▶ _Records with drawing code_
○ ○ ○ ○

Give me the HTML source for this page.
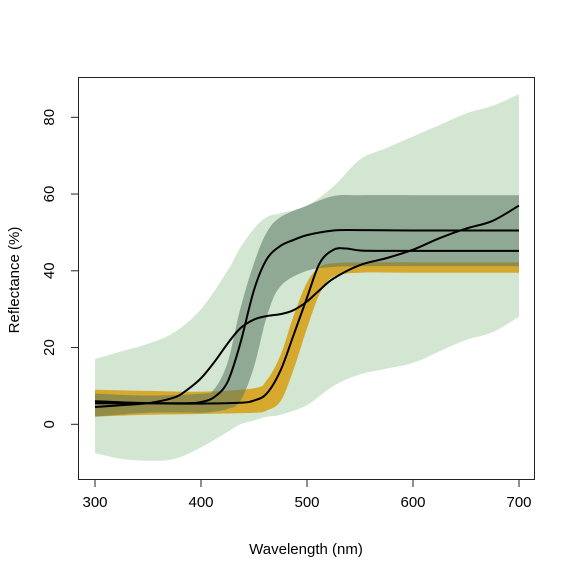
<!DOCTYPE html>
<html><head><meta charset="utf-8"><style>
body{margin:0;background:#fff}
svg{display:block;font-family:"Liberation Sans",Arial,sans-serif}
</style></head><body>
<svg id="chart" width="576" height="576" viewBox="0 0 576 576">
<g id="bands"></g>
<g id="lines"></g>
<rect x="78.5" y="77.5" width="456" height="402" fill="none" stroke="#222" stroke-width="1"/>
<g id="axes"></g>
<text x="306" y="554" font-size="15" text-anchor="middle">Wavelength (nm)</text>
<text transform="translate(19,280) rotate(-90)" font-size="15" text-anchor="middle">Reflectance (%)</text>
</svg>
<script>
// data
const lightWl    = [300,325,350,375,400,425,437,450,462,475,500,525,550,575,600,625,650,675,700];
const lightUpper = [17,19,21,24,30,40,46,51,54,55,57,62,69,72,75,78,81,83,86];
const lightLower = [-7.5,-9,-9.5,-9,-6,-2,0,1,2,2.5,5,10,13,14.5,16,19,22,24,28];
const goldWl     = [300,350,400,450,462,475,487,500,512,525,550,600,650,700];
const goldUpper  = [9,8.7,8.5,9.4,11.5,18,28,37,41,42,42.2,42.2,42.2,42.2];
const goldLower  = [2,2.5,2.7,3,3.6,6,14,25,34,38.5,39.5,39.5,39.5,39.5];
const darkWl     = [300,350,400,412,425,437,450,462,475,500,525,550,600,650,700];
const darkUpper  = [8,7.5,8,9,16,30,42,50,54,57,59.5,59.7,59.7,59.7,59.7];
const darkLower  = [2,3,3,3.3,4,6,15,28,36,40,41,41.2,41.2,41.2,41.2];
const lineAWl    = [300,350,387,400,412,425,437,450,462,475,487,500,525,550,600,650,700];
const lineAVals  = [5.5,5.5,5.5,5.8,7,11,21,35,43,46.5,48,49.3,50.5,50.6,50.5,50.5,50.5];
const lineBWl    = [300,350,400,437,450,462,475,487,500,512,525,537,550,575,600,650,700];
const lineBVals  = [6,5.5,5.4,5.6,6.2,8,14,23,33,42,45.5,45.8,45.3,45.2,45.2,45.2,45.2];
const lineCWl    = [300,325,350,375,387,400,412,425,437,450,462,475,487,500,512,525,550,575,600,625,650,675,700];
const lineCVals  = [4.5,5,5.5,7,9,12,16,21,25,27.3,28.2,28.7,29.7,32,35,38,41.5,43.3,45.5,48.5,51,53,57];
const xTicks = [300,400,500,600,700];
const yTicks = [0,20,40,60,80];

const sx = w => 95 + (w-300)*(519-95)/400;
const sy = v => 424.3 - v*(424.3-117.3)/80;
const NS = "http://www.w3.org/2000/svg";

function smooth(pts){
  let d = "M"+pts[0][0]+","+pts[0][1];
  for(let i=0;i<pts.length-1;i++){
    const p0=pts[Math.max(i-1,0)],p1=pts[i],p2=pts[i+1],p3=pts[Math.min(i+2,pts.length-1)];
    const c1=[p1[0]+(p2[0]-p0[0])/6,p1[1]+(p2[1]-p0[1])/6];
    const c2=[p2[0]-(p3[0]-p1[0])/6,p2[1]-(p3[1]-p1[1])/6];
    d+=" C"+c1[0]+","+c1[1]+" "+c2[0]+","+c2[1]+" "+p2[0]+","+p2[1];
  }
  return d;
}
function bandPath(wl,up,lo){
  const top = wl.map((w,i)=>[sx(w),sy(up[i])]);
  const bot = wl.map((w,i)=>[sx(w),sy(lo[i])]).reverse();
  return smooth(top)+" L"+bot[0][0]+","+bot[0][1]+smooth(bot).replace(/^M[^ C]*/,"")+" Z";
}
const bands=document.getElementById("bands");
function addBand(name,wl,up,lo,fill,op){
  const p=document.createElementNS(NS,"path");
  p.setAttribute("d",bandPath(wl,up,lo));
  p.setAttribute("fill",fill);
  p.setAttribute("fill-opacity",op);
  
  
  bands.appendChild(p);
}
addBand("light-green-band",lightWl,lightUpper,lightLower,"#d2e6d2",1);
addBand("gold-band",goldWl,goldUpper,goldLower,"#d6a92e",1);
addBand("dark-band",darkWl,darkUpper,darkLower,"#5a7660",0.55);

const lines=document.getElementById("lines");
function addLine(name,wl,vals){
  const p=document.createElementNS(NS,"path");
  p.setAttribute("d",smooth(wl.map((w,i)=>[sx(w),sy(vals[i])])));
  p.setAttribute("fill","none");
  p.setAttribute("stroke","#000");
  p.setAttribute("stroke-width","2");
  
  
  lines.appendChild(p);
}
addLine("mean-line-a",lineAWl,lineAVals);
addLine("mean-line-b",lineBWl,lineBVals);
addLine("mean-line-c",lineCWl,lineCVals);

const axes=document.getElementById("axes");
function el(tag,attrs,txt){
  const e=document.createElementNS(NS,tag);
  for(const k in attrs) e.setAttribute(k,attrs[k]);
  if(txt!==undefined) e.textContent=txt;
  axes.appendChild(e); return e;
}
xTicks.forEach(t=>{
  const x=sx(t);
  const l=el("line",{x1:x,x2:x,y1:479.5,y2:487,stroke:"#222"});
  
  
  const tx=el("text",{x:x,y:507,"font-size":15,"text-anchor":"middle"},t);
  
  
});
yTicks.forEach(t=>{
  const y=sy(t);
  const l=el("line",{x1:71,x2:78.5,y1:y,y2:y,stroke:"#222"});
  
  
  const tx=el("text",{transform:"translate(54,"+y+") rotate(-90)","font-size":15,"text-anchor":"middle"},t);
  
  
});
</script>
</body></html>
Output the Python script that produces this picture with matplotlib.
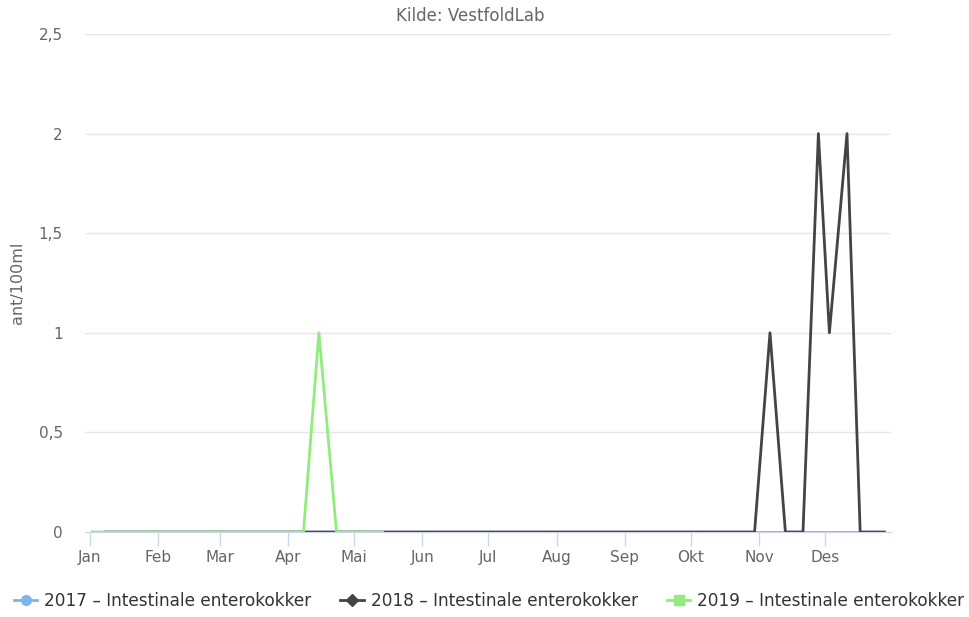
import matplotlib
matplotlib.use("Agg")
import matplotlib.pyplot as plt
import pandas as pd

# Målinger (dato som måned-dag, alle år vist på felles tidsakse)
dates_2017 = ["10-30", "11-06", "11-13", "11-20", "11-27", "12-04", "12-11", "12-18"]
vals_2017 = [0, 0, 0, 0, 0, 0, 0, 0]

dates_2018 = ["01-08", "02-05", "03-05", "04-09", "05-14", "06-11", "07-09", "08-13",
              "09-10", "10-08", "10-30", "11-06", "11-13", "11-21", "11-28", "12-03",
              "12-11", "12-17", "12-28"]
vals_2018 = [0, 0, 0, 0, 0, 0, 0, 0, 0, 0, 0, 1, 0, 0, 2, 1, 2, 0, 0]

dates_2019 = ["01-02", "02-05", "03-05", "04-01", "04-08", "04-15", "04-23", "04-29",
              "05-06", "05-14"]
vals_2019 = [0, 0, 0, 0, 0, 1, 0, 0, 0, 0]

months = ["Jan", "Feb", "Mar", "Apr", "Mai", "Jun", "Jul", "Aug", "Sep", "Okt", "Nov", "Des"]
y_ticks = [0, 0.5, 1, 1.5, 2, 2.5]
y_labels = ["0", "0,5", "1", "1,5", "2", "2,5"]

series = [
    ("2017 – Intestinale enterokokker", dates_2017, vals_2017, "#7cb5ec", "o"),
    ("2018 – Intestinale enterokokker", dates_2018, vals_2018, "#434348", "D"),
    ("2019 – Intestinale enterokokker", dates_2019, vals_2019, "#90ed7d", "s"),
]


def to_date(md):
    return pd.to_datetime(["2018-" + d for d in md])


fig = plt.figure(figsize=(9.69, 6.17), dpi=100)
ax = fig.add_axes([85 / 969, 85 / 617, 806 / 969, 498 / 617])

for label, d, v, color, marker in series:
    ax.plot(to_date(d), v, color=color, lw=2, label=label)

ax.set_ylim(0, 2.5)
ax.set_yticks(y_ticks)
ax.set_yticklabels(y_labels)
ax.set_xlim(pd.Timestamp("2018-01-01") - pd.Timedelta(days=2.3),
            pd.Timestamp("2018-12-31"))
ax.set_xticks(pd.date_range("2018-01-01", periods=12, freq="MS"))
ax.set_xticklabels(months)

ax.grid(axis="y", color="#e6e6e6", lw=1)
ax.set_axisbelow(True)
for s in ["left", "right", "top"]:
    ax.spines[s].set_visible(False)
ax.spines["bottom"].set_color("#ccd6eb")
ax.tick_params(axis="x", colors="#ccd6eb", length=10, width=1, labelcolor="#666666",
               labelsize=11, pad=3)
ax.tick_params(axis="y", length=0, labelcolor="#666666", labelsize=11, pad=16)

ax.set_ylabel("ant/100ml", color="#666666", fontsize=11.5, labelpad=10)
fig.text(470 / 969, 1 - 16 / 617, "Kilde: VestfoldLab", ha="center", va="center",
         color="#666666", fontsize=12)

leg_handles = []
for label, d, v, color, marker in series:
    h, = ax.plot([], [], color=color, lw=2, marker=marker,
                 markersize=7 if marker != "D" else 6)
    leg_handles.append(h)
fig.legend(leg_handles, [s[0] for s in series], loc="center", ncol=3,
           bbox_to_anchor=(489 / 969, 1 - 601 / 617), frameon=False,
           fontsize=12.2, handlelength=1.4, handletextpad=0.4, columnspacing=1.7,
           labelcolor="#333333")

fig.savefig("out.png", dpi=100)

○ ○ ○ ○

▶ _Short exercise_
From the records above, extract the lines from the one holding "Output the Python" through the one holding "vals_2019 = [0, 0, 0, 0, 0, 1, 0, 0, 0, 0]", word for word; omit the pictures.

▶ _Complete response_
Output the Python script that produces this picture with matplotlib.
import matplotlib
matplotlib.use("Agg")
import matplotlib.pyplot as plt
import pandas as pd

# Målinger (dato som måned-dag, alle år vist på felles tidsakse)
dates_2017 = ["10-30", "11-06", "11-13", "11-20", "11-27", "12-04", "12-11", "12-18"]
vals_2017 = [0, 0, 0, 0, 0, 0, 0, 0]

dates_2018 = ["01-08", "02-05", "03-05", "04-09", "05-14", "06-11", "07-09", "08-13",
              "09-10", "10-08", "10-30", "11-06", "11-13", "11-21", "11-28", "12-03",
              "12-11", "12-17", "12-28"]
vals_2018 = [0, 0, 0, 0, 0, 0, 0, 0, 0, 0, 0, 1, 0, 0, 2, 1, 2, 0, 0]

dates_2019 = ["01-02", "02-05", "03-05", "04-01", "04-08", "04-15", "04-23", "04-29",
              "05-06", "05-14"]
vals_2019 = [0, 0, 0, 0, 0, 1, 0, 0, 0, 0]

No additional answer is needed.